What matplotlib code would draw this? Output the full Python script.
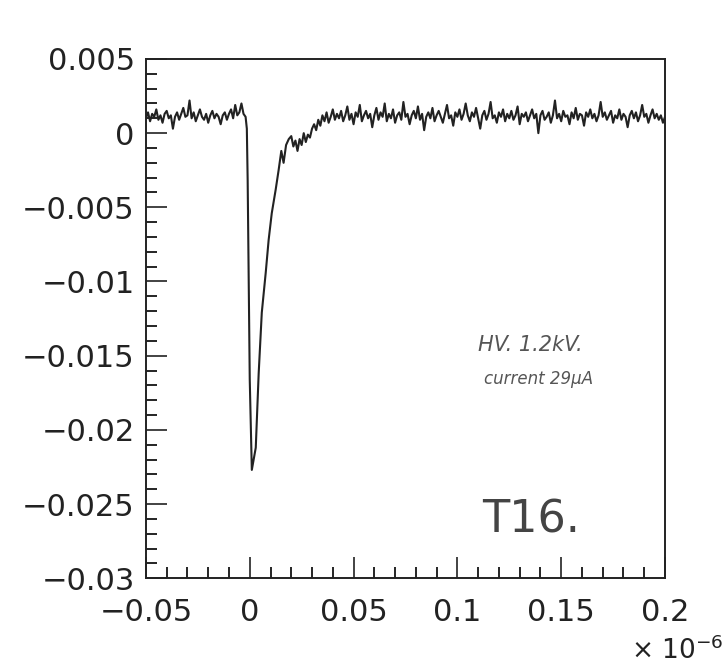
import numpy as np
import matplotlib
matplotlib.use('Agg')
import matplotlib.pyplot as plt
from matplotlib.ticker import MultipleLocator

# scope trace, time in units of 1e-6 s, amplitude in V
# pre-trigger baseline, sampled every 0.001 from -0.050 (values x 1e-4)
t_pre0 = -0.050
pre_e4 = [10, 14, 8, 13, 11, 16, 9, 12, 7, 13,
          15, 10, 12, 3, 11, 14, 9, 13, 17, 11,
          12, 22, 10, 14, 8, 12, 16, 11, 9, 13,
          7, 12, 15, 10, 13, 11, 6, 12, 14, 9,
          13, 16, 10, 19, 12, 14, 20, 13, 11]

# the pulse itself
pulse_t = [-0.0014, -0.0010, 0.0000, 0.0010, 0.0029, 0.0043, 0.0058, 0.0077,
           0.0091, 0.0106, 0.0125, 0.0139, 0.0152, 0.0163, 0.0175, 0.0188]
pulse_v = [0.0003, -0.0032, -0.0166, -0.0227, -0.0212, -0.0162, -0.0121, -0.0094,
           -0.0072, -0.0054, -0.0038, -0.0025, -0.0012, -0.0020, -0.0008, -0.0004]

# recovery + baseline after the pulse, every 0.001 from 0.020 (values x 1e-4)
t_post0 = 0.020
post_e4 = [-2, -9, -5, -12, -4, -8, 0, -6, -1, -3, 3,
           6, 2, 9, 5, 12, 8, 14, 7, 11, 16, 9, 13, 10, 15, 8,
           12, 18, 9, 13, 6, 14, 11, 19, 8, 12,
           15, 10, 13, 4, 12, 17, 9, 14, 11, 20,
           8, 13, 10, 16, 7, 12, 14, 9, 21, 11,
           13, 6, 12, 15, 10, 18, 9, 13, 2, 11,
           14, 10, 17, 8, 12, 15, 11, 7, 13, 19,
           10, 12, 5, 14, 11, 16, 9, 13, 20, 12,
           8, 14, 11, 17, 10, 3, 12, 15, 9, 13,
           21, 10, 12, 7, 14, 11, 16, 8, 13, 10,
           15, 9, 12, 18, 6, 13, 11, 14, 8, 12,
           16, 10, 13, 0, 12, 15, 9, 11, 14, 7,
           12, 22, 10, 13, 8, 15, 11, 12, 6, 14,
           10, 17, 9, 13, 12, 5, 14, 11, 16, 10,
           13, 8, 12, 21, 11, 14, 9, 12, 15, 7,
           12, 10, 16, 9, 13, 11, 4, 12, 15, 10,
           14, 8, 12, 19, 11, 13, 7, 12, 16, 10,
           13, 9, 12, 7, 11]
dt = 0.001

t_pre = t_pre0 + dt * np.arange(len(pre_e4))
t_post = t_post0 + dt * np.arange(len(post_e4))
t = np.concatenate([t_pre, pulse_t, t_post])
v = np.concatenate([np.array(pre_e4) * 1e-4, pulse_v, np.array(post_e4) * 1e-4])

plt.rcParams['font.family'] = 'DejaVu Sans'

fig = plt.figure(figsize=(7.26, 6.70), dpi=100, facecolor='w')
ax = fig.add_axes([0.201, 0.137, 0.715, 0.775])
ax.plot(t, v, color='#222222', lw=1.5)

ax.set_xlim(-0.05, 0.2)
ax.set_ylim(-0.03, 0.005)
ax.xaxis.set_major_locator(MultipleLocator(0.05))
ax.xaxis.set_minor_locator(MultipleLocator(0.01))
ax.yaxis.set_major_locator(MultipleLocator(0.005))
ax.yaxis.set_minor_locator(MultipleLocator(0.001))
ax.set_xticks([-0.05, 0, 0.05, 0.1, 0.15, 0.2])
ax.set_xticklabels(['\u22120.05', '0', '0.05', '0.1', '0.15', '0.2'])
ax.set_yticks([-0.03, -0.025, -0.02, -0.015, -0.01, -0.005, 0, 0.005])
ax.set_yticklabels(['\u22120.03', '\u22120.025', '\u22120.02', '\u22120.015',
                    '\u22120.01', '\u22120.005', '0', '0.005'])
ax.tick_params(which='major', direction='in', length=15, width=1.2,
               labelsize=22, colors='#222222', pad=8)
ax.tick_params(which='minor', direction='in', length=8, width=1.2)
ax.tick_params(axis='x', pad=14)
for s in ax.spines.values():
    s.set_linewidth(1.4)
    s.set_color('#222222')

fig.text(0.997, 0.008, '\u00d7 10$^{-6}$', fontsize=19, color='#222222', ha='right', va='bottom')

# handwritten notes on the printout
ax.text(0.110, -0.0143, 'HV. 1.2kV.', fontsize=15, style='italic', color='#555555', va='center')
ax.text(0.113, -0.0166, 'current 29\u00b5A', fontsize=12, style='italic', color='#555555', va='center')
ax.text(0.112, -0.0261, 'T16.', fontsize=32, color='#444444', va='center')

plt.savefig('out.png', dpi=100)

* THE REQUEST *
Write out again every line above exactly as given; the pictures do not belong in the copy.

* RIGHT ANSWER *
What matplotlib code would draw this? Output the full Python script.
import numpy as np
import matplotlib
matplotlib.use('Agg')
import matplotlib.pyplot as plt
from matplotlib.ticker import MultipleLocator

# scope trace, time in units of 1e-6 s, amplitude in V
# pre-trigger baseline, sampled every 0.001 from -0.050 (values x 1e-4)
t_pre0 = -0.050
pre_e4 = [10, 14, 8, 13, 11, 16, 9, 12, 7, 13,
          15, 10, 12, 3, 11, 14, 9, 13, 17, 11,
          12, 22, 10, 14, 8, 12, 16, 11, 9, 13,
          7, 12, 15, 10, 13, 11, 6, 12, 14, 9,
          13, 16, 10, 19, 12, 14, 20, 13, 11]

# the pulse itself
pulse_t = [-0.0014, -0.0010, 0.0000, 0.0010, 0.0029, 0.0043, 0.0058, 0.0077,
           0.0091, 0.0106, 0.0125, 0.0139, 0.0152, 0.0163, 0.0175, 0.0188]
pulse_v = [0.0003, -0.0032, -0.0166, -0.0227, -0.0212, -0.0162, -0.0121, -0.0094,
           -0.0072, -0.0054, -0.0038, -0.0025, -0.0012, -0.0020, -0.0008, -0.0004]

# recovery + baseline after the pulse, every 0.001 from 0.020 (values x 1e-4)
t_post0 = 0.020
post_e4 = [-2, -9, -5, -12, -4, -8, 0, -6, -1, -3, 3,
           6, 2, 9, 5, 12, 8, 14, 7, 11, 16, 9, 13, 10, 15, 8,
           12, 18, 9, 13, 6, 14, 11, 19, 8, 12,
           15, 10, 13, 4, 12, 17, 9, 14, 11, 20,
           8, 13, 10, 16, 7, 12, 14, 9, 21, 11,
           13, 6, 12, 15, 10, 18, 9, 13, 2, 11,
           14, 10, 17, 8, 12, 15, 11, 7, 13, 19,
           10, 12, 5, 14, 11, 16, 9, 13, 20, 12,
           8, 14, 11, 17, 10, 3, 12, 15, 9, 13,
           21, 10, 12, 7, 14, 11, 16, 8, 13, 10,
           15, 9, 12, 18, 6, 13, 11, 14, 8, 12,
           16, 10, 13, 0, 12, 15, 9, 11, 14, 7,
           12, 22, 10, 13, 8, 15, 11, 12, 6, 14,
           10, 17, 9, 13, 12, 5, 14, 11, 16, 10,
           13, 8, 12, 21, 11, 14, 9, 12, 15, 7,
           12, 10, 16, 9, 13, 11, 4, 12, 15, 10,
           14, 8, 12, 19, 11, 13, 7, 12, 16, 10,
           13, 9, 12, 7, 11]
dt = 0.001

t_pre = t_pre0 + dt * np.arange(len(pre_e4))
t_post = t_post0 + dt * np.arange(len(post_e4))
t = np.concatenate([t_pre, pulse_t, t_post])
v = np.concatenate([np.array(pre_e4) * 1e-4, pulse_v, np.array(post_e4) * 1e-4])

plt.rcParams['font.family'] = 'DejaVu Sans'

fig = plt.figure(figsize=(7.26, 6.70), dpi=100, facecolor='w')
ax = fig.add_axes([0.201, 0.137, 0.715, 0.775])
ax.plot(t, v, color='#222222', lw=1.5)

ax.set_xlim(-0.05, 0.2)
ax.set_ylim(-0.03, 0.005)
ax.xaxis.set_major_locator(MultipleLocator(0.05))
ax.xaxis.set_minor_locator(MultipleLocator(0.01))
ax.yaxis.set_major_locator(MultipleLocator(0.005))
ax.yaxis.set_minor_locator(MultipleLocator(0.001))
ax.set_xticks([-0.05, 0, 0.05, 0.1, 0.15, 0.2])
ax.set_xticklabels(['\u22120.05', '0', '0.05', '0.1', '0.15', '0.2'])
ax.set_yticks([-0.03, -0.025, -0.02, -0.015, -0.01, -0.005, 0, 0.005])
ax.set_yticklabels(['\u22120.03', '\u22120.025', '\u22120.02', '\u22120.015',
                    '\u22120.01', '\u22120.005', '0', '0.005'])
ax.tick_params(which='major', direction='in', length=15, width=1.2,
               labelsize=22, colors='#222222', pad=8)
ax.tick_params(which='minor', direction='in', length=8, width=1.2)
ax.tick_params(axis='x', pad=14)
for s in ax.spines.values():
    s.set_linewidth(1.4)
    s.set_color('#222222')

fig.text(0.997, 0.008, '\u00d7 10$^{-6}$', fontsize=19, color='#222222', ha='right', va='bottom')

# handwritten notes on the printout
ax.text(0.110, -0.0143, 'HV. 1.2kV.', fontsize=15, style='italic', color='#555555', va='center')
ax.text(0.113, -0.0166, 'current 29\u00b5A', fontsize=12, style='italic', color='#555555', va='center')
ax.text(0.112, -0.0261, 'T16.', fontsize=32, color='#444444', va='center')

plt.savefig('out.png', dpi=100)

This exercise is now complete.